If you’re looking for a funeral home, chances are it’s one of the hardest times of your life. Unfortunately, the funeral home service industry, as a whole, is associated with tragedy. It is a service we only need in times of loss. Like certain types of law, it is one of a small group of services: the kind that you do not actually want to have to use. For that reason, it is vitally important that the process of finding a funeral home, and then working with one, is as easy and stress-free as possible. When you are experiencing loss at this hard time with your family, the last thing you need is to be worrying about details with the funeral home, whether it be service that leaves something to be desired, or cost discrepancies – there should be no hitches, no emergencies, no stressors. You have enough on your plate at this time. The ideal funeral home is ever conscious of this, and handles absolutely everything it can without having to involve you. Then when you do need to make a certain decision, the funeral home will be as sensitive, flexible, and accommodating as possible. A funeral home isn’t just that. It isn’t just a venue for the funeral. It should be a sort of assistance through this difficult time. Like a wedding planner should let the bride and groom focus more on that important time and less on the details, so should a funeral home for a grieving family.
What is a Funeral Home, and what do its services entail?

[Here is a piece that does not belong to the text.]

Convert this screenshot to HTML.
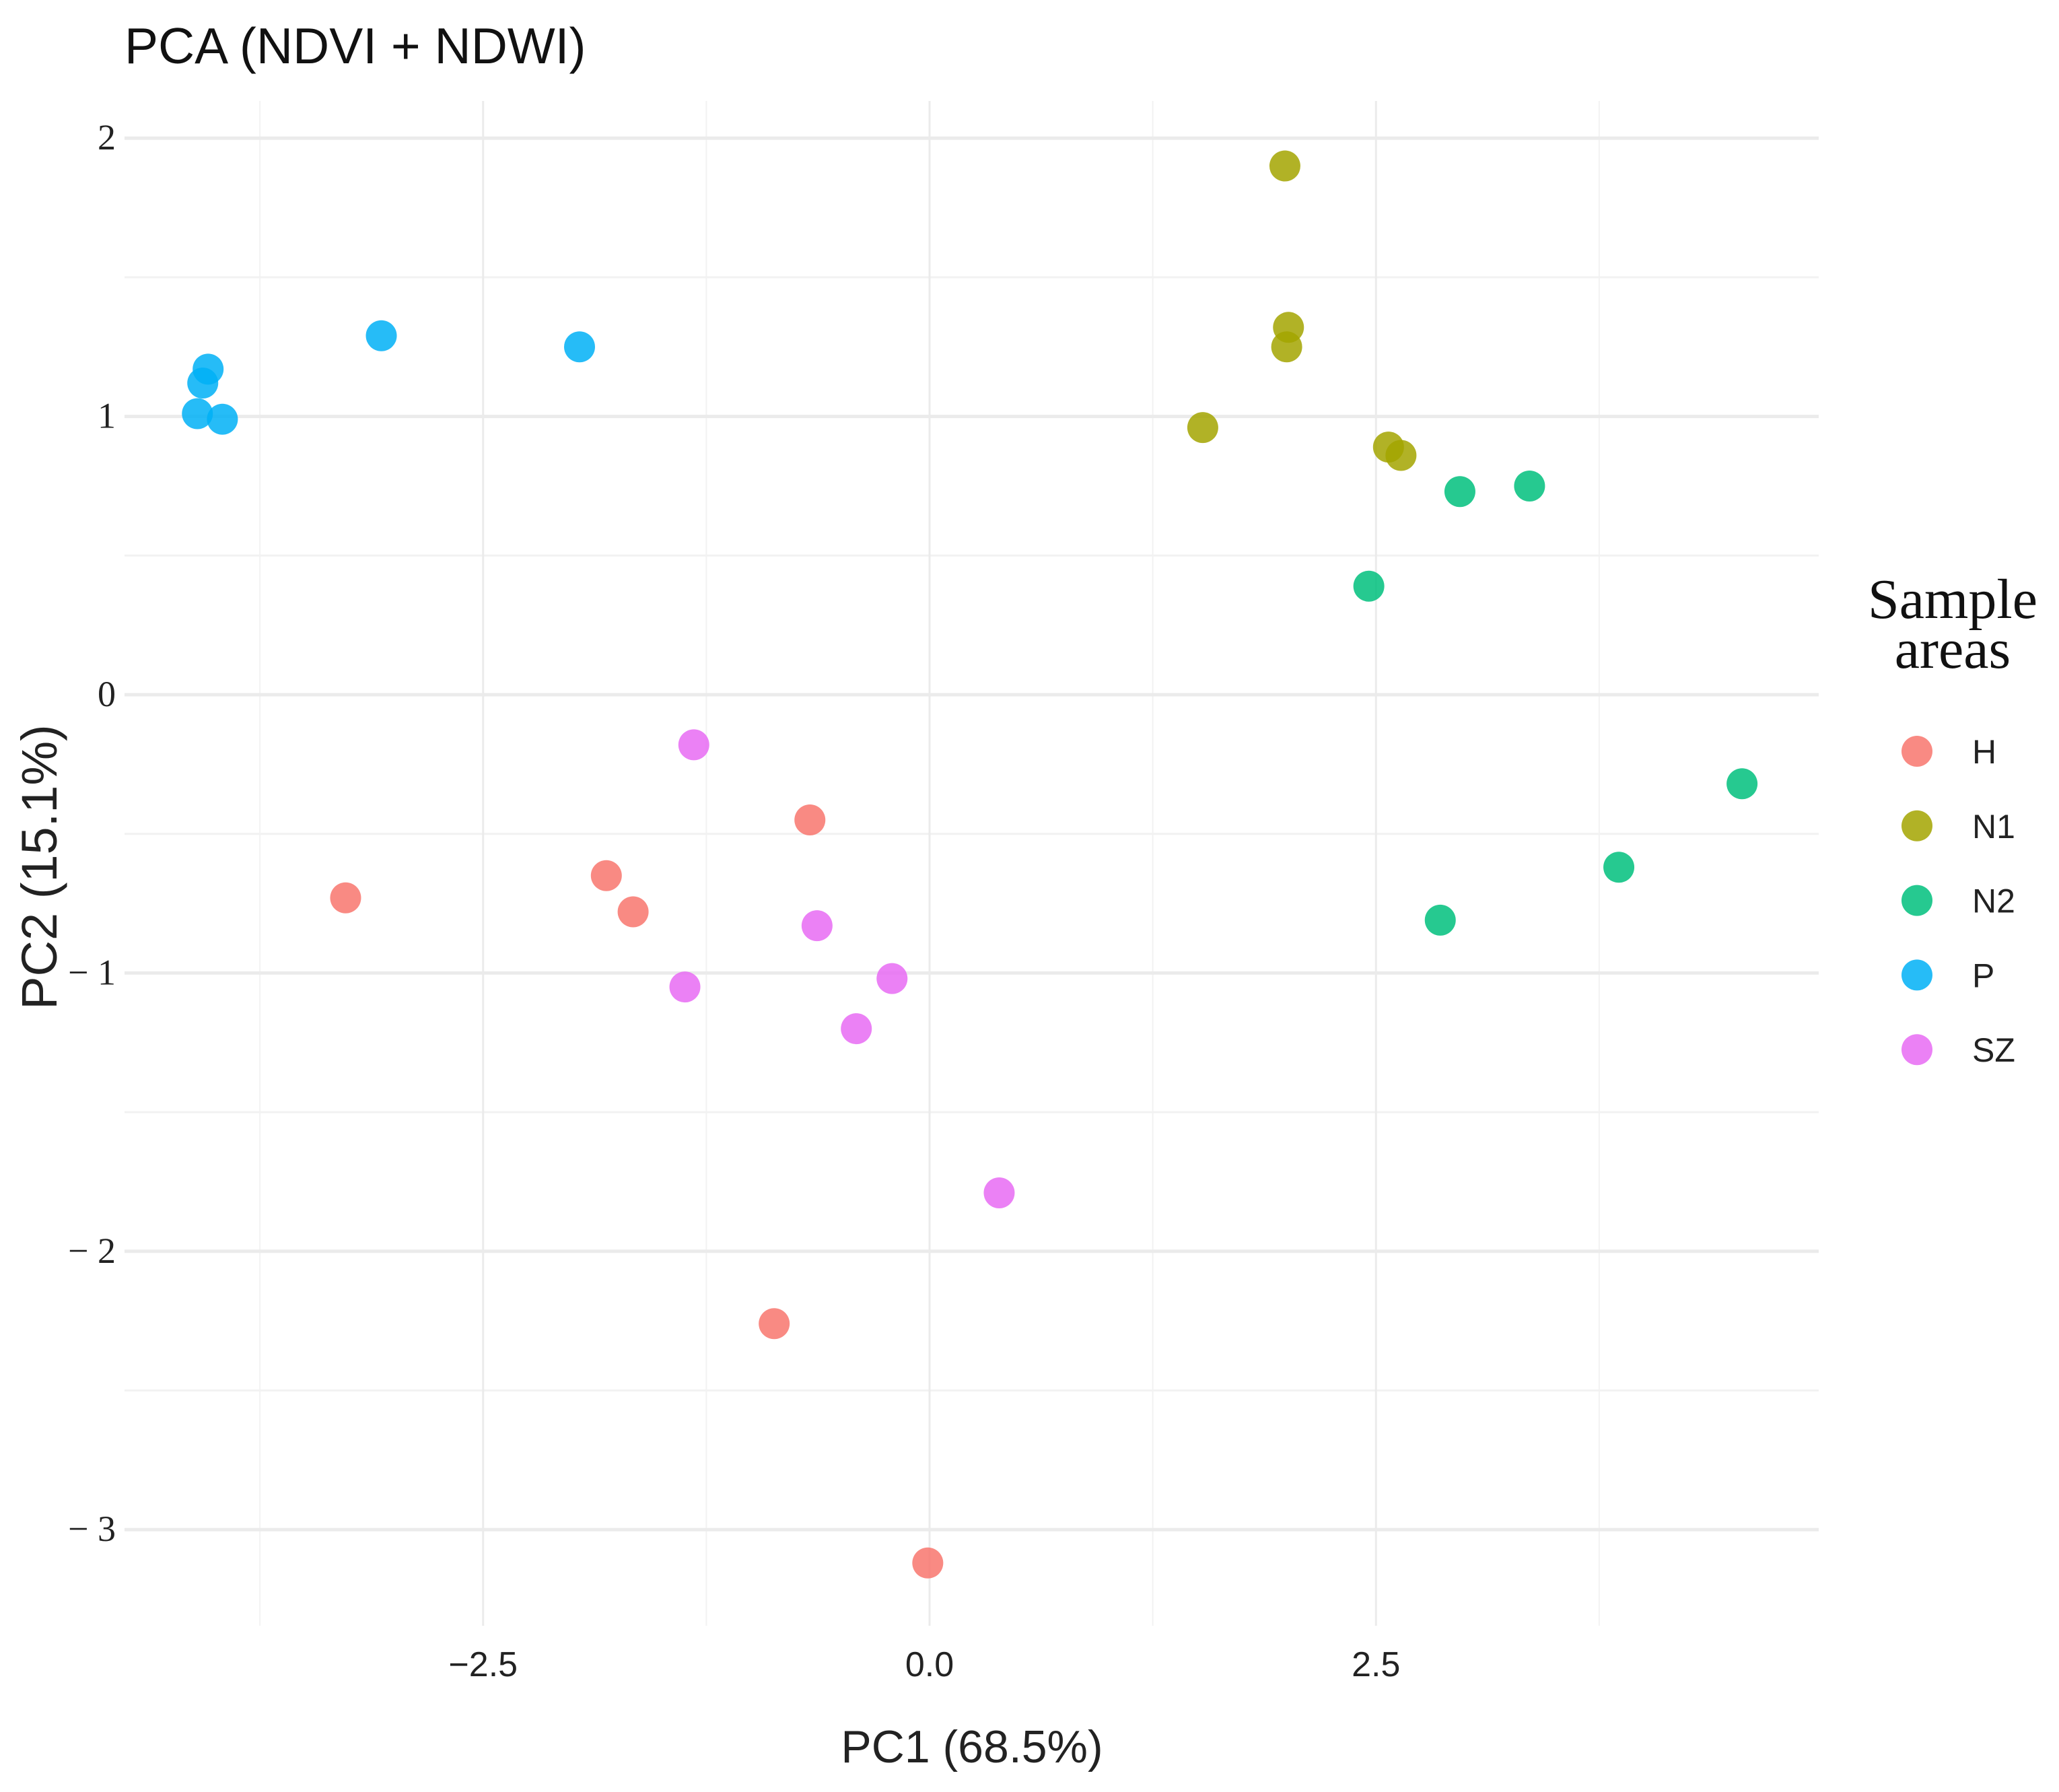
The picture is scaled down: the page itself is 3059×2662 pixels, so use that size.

A funeral home is, most basically, the venue for the funeral you are planning. However, it is so much more: it is also a source of support, and has the answers to most of your questions. This is what these people do for a living. There is little you can ask them that they will not know or will not be able to find out for you. They will guide you gently from the beginning to the end of the process, from choosing a casket to the moment the funeral service has ended. They will help you coordinate and schedule the wake and the funeral, and all of the details that come with that, from what size room you will need to notifying those who will be attending what time and where everything will take place. The funeral home will also help you prepare your loved one for the wake. If you do not have clothes for your loved one, they will help you purchase what you need. They will also ask you to bring the most recent picture you have, so they can present your loved one in the most natural and familiar way possible. You will first have a meeting with the funeral director to choose a casket, schedule the wake and the funeral, decide on arrangements and details, and so on. Many people recommend that you bring another person with you to this meeting because as in any time of great emotional stress you may miss some information that your friend or family member will pick up on. There is a general list of items to bring with you in order to customize a service fit for your loved one, and to have all necessary information. That list includes the loved one’s full name, father’s full name, mother’s maiden name, date of birth, place of birth, social security number, nickname (if there is one), career information, siblings’ information, and address. There are many things to consider that are not directly related to, or directly the responsibility of, the funeral home. However, the director should be able to point you in the right directions and even supply his contacts at other places, for example, the cemetery you choose for burial, a florist, etc. He will have advice on things that may be totally new and potentially overwhelming, from deciding who will read the eulogy to whether the service will be religious or secular. The director can also help you plan for the transportation from funeral home to cemetery. Really, there is nothing your funeral home should not be able to help you with.
Who needs a Funeral Home?
Again, the call for a funeral home is an unfortunate one, but is necessary and, in almost any case, mandatory. If a loved one dies, a funeral home is truly the only place to take care of all that follows, from the service to burial. A funeral home is really the only way to go about the whole process, and you wouldn’t want it any other way. A funeral home lets you breathe easy about all the details and focus on what matters: being with your family and friends during this difficult and emotional time.